Raw data:
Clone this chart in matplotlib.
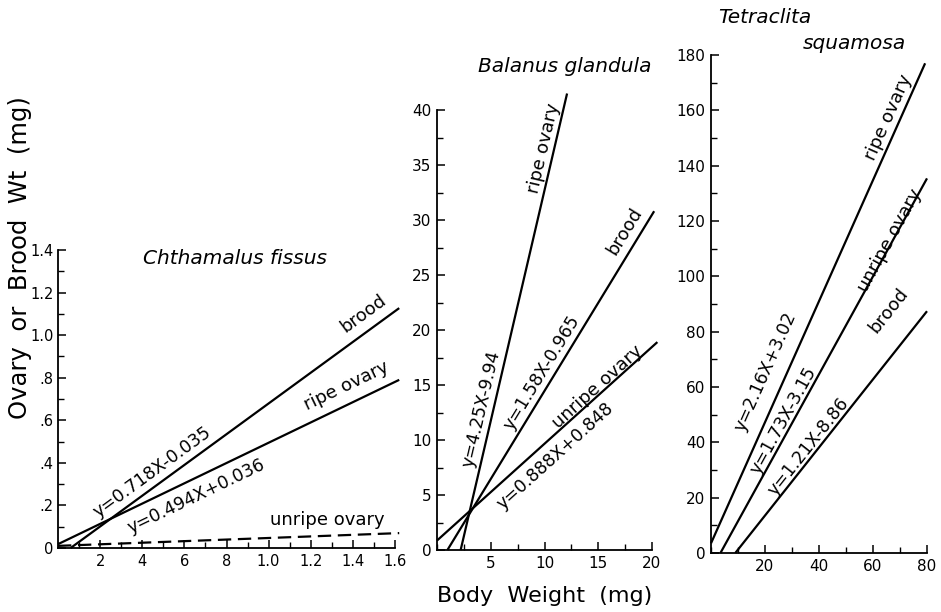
import numpy as np
import matplotlib
matplotlib.use("Agg")
import matplotlib.pyplot as plt
from matplotlib.ticker import MultipleLocator, FixedLocator, FixedFormatter

# Regression lines of ovary / brood weight against body weight for
# three barnacle species, redrawn from a printed figure.

# Chthamalus fissus
cf_names = ["brood", "ripe ovary", "unripe ovary"]
cf_eqs = ["y=0.718X-0.035", "y=0.494X+0.036", ""]
cf_x0 = [0.06, 0.0, 0.0]
cf_y0 = [0.0, 0.018, 0.01]
cf_x1 = [1.62, 1.62, 1.62]
cf_y1 = [1.127, 0.79, 0.07]
cf_xticks = [0.2, 0.4, 0.6, 0.8, 1.0, 1.2, 1.4, 1.6]
cf_xlabels = ["2", "4", "6", "8", "1.0", "1.2", "1.4", "1.6"]
cf_yticks = [0, 0.2, 0.4, 0.6, 0.8, 1.0, 1.2, 1.4]
cf_ylabels = ["0", ".2", ".4", ".6", ".8", "1.0", "1.2", "1.4"]

# Balanus glandula
bg_names = ["ripe ovary", "brood", "unripe ovary"]
bg_eqs = ["y=4.25X-9.94", "y=1.58X-0.965", "y=0.888X+0.848"]
bg_x0 = [2.2, 0.97, 0.0]
bg_y0 = [0.0, 0.0, 0.86]
bg_x1 = [12.1, 20.2, 20.5]
bg_y1 = [41.5, 30.8, 18.9]
bg_xticks = [5, 10, 15, 20]
bg_yticks = [0, 5, 10, 15, 20, 25, 30, 35, 40]

# Tetraclita squamosa
ts_names = ["ripe ovary", "unripe ovary", "brood"]
ts_eqs = ["y=2.16X+3.02", "y=1.73X-3.15", "y=1.21X-8.86"]
ts_x0 = [0.0, 3.5, 9.0]
ts_y0 = [3.5, 0.0, 0.0]
ts_x1 = [79.3, 80.0, 80.0]
ts_y1 = [177.0, 135.4, 87.4]
ts_xticks = [20, 40, 60, 80]
ts_yticks = [0, 20, 40, 60, 80, 100, 120, 140, 160, 180]

plt.rcParams["font.family"] = ["DejaVu Sans"]

fig = plt.figure(figsize=(9.41, 6.12), dpi=100)


def setup(ax, xlim, ylim, xmin, ymin, size=11):
    ax.set_xlim(*xlim)
    ax.set_ylim(*ylim)
    for s in ("top", "right"):
        ax.spines[s].set_visible(False)
    for s in ("left", "bottom"):
        ax.spines[s].set_linewidth(1.3)
    ax.xaxis.set_minor_locator(MultipleLocator(xmin))
    ax.yaxis.set_minor_locator(MultipleLocator(ymin))
    ax.tick_params(which="major", direction="in", length=6, width=1.1,
                   labelsize=size, pad=4)
    ax.tick_params(which="minor", direction="in", length=4, width=1.0)
    ax.patch.set_alpha(0)


def line_angle(ax, x0, y0, x1, y1):
    p = ax.transData.transform([(x0, y0), (x1, y1)])
    d = p[1] - p[0]
    return np.degrees(np.arctan2(d[1], d[0]))


def draw_lines(ax, x0, y0, x1, y1, styles=None):
    angs = []
    for i in range(len(x0)):
        ls = styles[i] if styles else "-"
        ax.plot([x0[i], x1[i]], [y0[i], y1[i]], color="black", lw=1.6,
                ls=ls, dashes=(6, 3) if ls == "--" else (None, None),
                clip_on=False, solid_capstyle="butt")
        angs.append(line_angle(ax, x0[i], y0[i], x1[i], y1[i]))
    return angs


def put(ax, x, y, s, ang, size=12.5):
    ax.text(x, y, s, rotation=ang, rotation_mode="anchor", ha="center",
            va="center", fontsize=size, clip_on=False)


# --- Chthamalus fissus ---
ax1 = fig.add_axes([58 / 941, 1 - 548 / 612, 337 / 941, 298 / 612])
setup(ax1, (0, 1.6), (0, 1.4), 0.1, 0.1, size=10.5)
ax1.tick_params(axis="y", which="major", pad=3)
ax1.xaxis.set_major_locator(FixedLocator(cf_xticks))
ax1.xaxis.set_major_formatter(FixedFormatter(cf_xlabels))
ax1.yaxis.set_major_locator(FixedLocator(cf_yticks))
ax1.yaxis.set_major_formatter(FixedFormatter(cf_ylabels))
a = draw_lines(ax1, cf_x0, cf_y0, cf_x1, cf_y1, ["-", "-", "--"])
put(ax1, 1.45, 1.10, cf_names[0], a[0], 13)
put(ax1, 1.37, 0.76, cf_names[1], a[1], 13)
put(ax1, 1.28, 0.13, cf_names[2], 0, 13)
put(ax1, 0.446, 0.357, cf_eqs[0], a[0])
put(ax1, 0.655, 0.244, cf_eqs[1], a[1])
ax1.text(0.84, 1.36, "Chthamalus fissus", style="italic", fontsize=14.5,
         ha="center", va="center")

# --- Balanus glandula ---
ax2 = fig.add_axes([437 / 941, 1 - 550 / 612, 215 / 941, 440 / 612])
setup(ax2, (0, 20), (0, 40), 2.5, 2.5)
ax2.set_xticks(bg_xticks)
ax2.set_yticks(bg_yticks)
a = draw_lines(ax2, bg_x0, bg_y0, bg_x1, bg_y1)
put(ax2, 9.9, 36.5, bg_names[0], a[0], 13)
put(ax2, 17.5, 29.0, bg_names[1], a[1], 13)
put(ax2, 14.9, 14.8, bg_names[2], a[2], 13)
put(ax2, 4.16, 12.8, bg_eqs[0], a[0])
put(ax2, 9.74, 16.1, bg_eqs[1], a[1])
put(ax2, 11.0, 8.5, bg_eqs[2], a[2])
ax2.text(11.9, 44.0, "Balanus glandula", style="italic", fontsize=14.5,
         ha="center", va="center")

# --- Tetraclita squamosa ---
ax3 = fig.add_axes([711 / 941, 1 - 553 / 612, 216 / 941, 498 / 612])
setup(ax3, (0, 80), (0, 180), 10, 10)
ax3.set_xticks(ts_xticks)
ax3.set_yticks(ts_yticks)
a = draw_lines(ax3, ts_x0, ts_y0, ts_x1, ts_y1)
put(ax3, 65.7, 157.3, ts_names[0], a[0], 13)
put(ax3, 66.3, 113.0, ts_names[1], a[1], 13)
put(ax3, 65.7, 87.5, ts_names[2], a[2], 13)
put(ax3, 20.0, 65.7, ts_eqs[0], a[0])
put(ax3, 26.8, 48.0, ts_eqs[1], a[1])
put(ax3, 36.0, 38.3, ts_eqs[2], a[2])
ax3.text(20.0, 193.5, "Tetraclita", style="italic", fontsize=14.5,
         ha="center", va="center")
ax3.text(53.0, 184.0, "squamosa", style="italic", fontsize=14.5,
         ha="center", va="center")

fig.text(545 / 941, 1 - 596 / 612, "Body  Weight  (mg)", fontsize=16,
         ha="center", va="center")
fig.text(20 / 941, 1 - 258 / 612, "Ovary  or  Brood  Wt  (mg)",
         fontsize=17.5, rotation=90, ha="center", va="center")

fig.savefig("out.png", dpi=100)
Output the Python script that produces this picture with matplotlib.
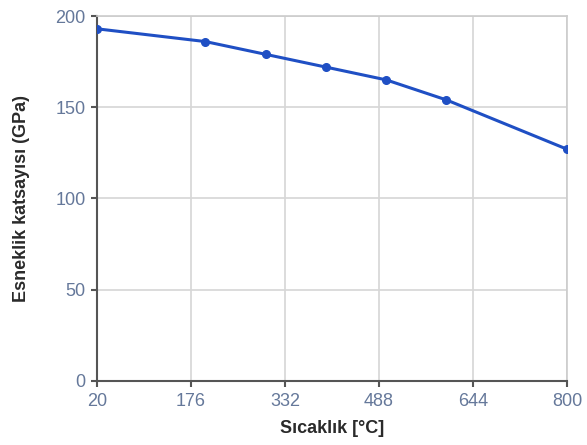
import matplotlib
matplotlib.use("Agg")
import matplotlib.pyplot as plt

# temperature (C) vs elastic modulus (GPa)
temps = [20, 200, 300, 400, 500, 600, 800]
modulus = [193, 186, 179, 172, 165, 154, 127]
xticks = [20, 176, 332, 488, 644, 800]
yticks = [0, 50, 100, 150, 200]

plt.rcParams['font.family'] = ['Liberation Sans', 'DejaVu Sans']

fig = plt.figure(figsize=(5.87, 4.45), dpi=100)
ax = fig.add_axes([0.165, 0.144, 0.801, 0.820])

ax.plot(temps, modulus, color='#1f4fc4', lw=2.2, marker='o', ms=5.5, zorder=3)

ax.set_xlim(20, 800)
ax.set_ylim(0, 200)
ax.set_xticks(xticks)
ax.set_yticks(yticks)
ax.grid(True, color='#d6d6d6', lw=1.2)
ax.set_axisbelow(True)

for s in ['top', 'right']:
    ax.spines[s].set_color('#cccccc')
    ax.spines[s].set_linewidth(1.2)
for s in ['left', 'bottom']:
    ax.spines[s].set_color('#555555')
    ax.spines[s].set_linewidth(1.5)

ax.tick_params(colors='#555555', labelcolor='#65789a', labelsize=13,
               length=4, width=1.5)
ax.tick_params(axis='x', pad=4.5)
ax.tick_params(axis='y', pad=4)
ax.set_xlabel('Sıcaklık [°C]', fontsize=13, fontweight='bold', color='#2a2a2a')
ax.set_ylabel('Esneklik katsayısı (GPa)', fontsize=13, fontweight='bold', color='#2a2a2a')
ax.xaxis.set_label_coords(0.5, -0.108)
ax.yaxis.set_label_coords(-0.143, 0.5)

fig.savefig('out.png', dpi=100)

Problem to solve:
Only the lines from the start of the records above through the line containing "# three barnacle" should be returned, exactly and with both ends, please; the pictures stay out.

Expected answer:
Clone this chart in matplotlib.
import numpy as np
import matplotlib
matplotlib.use("Agg")
import matplotlib.pyplot as plt
from matplotlib.ticker import MultipleLocator, FixedLocator, FixedFormatter

# Regression lines of ovary / brood weight against body weight for
# three barnacle species, redrawn from a printed figure.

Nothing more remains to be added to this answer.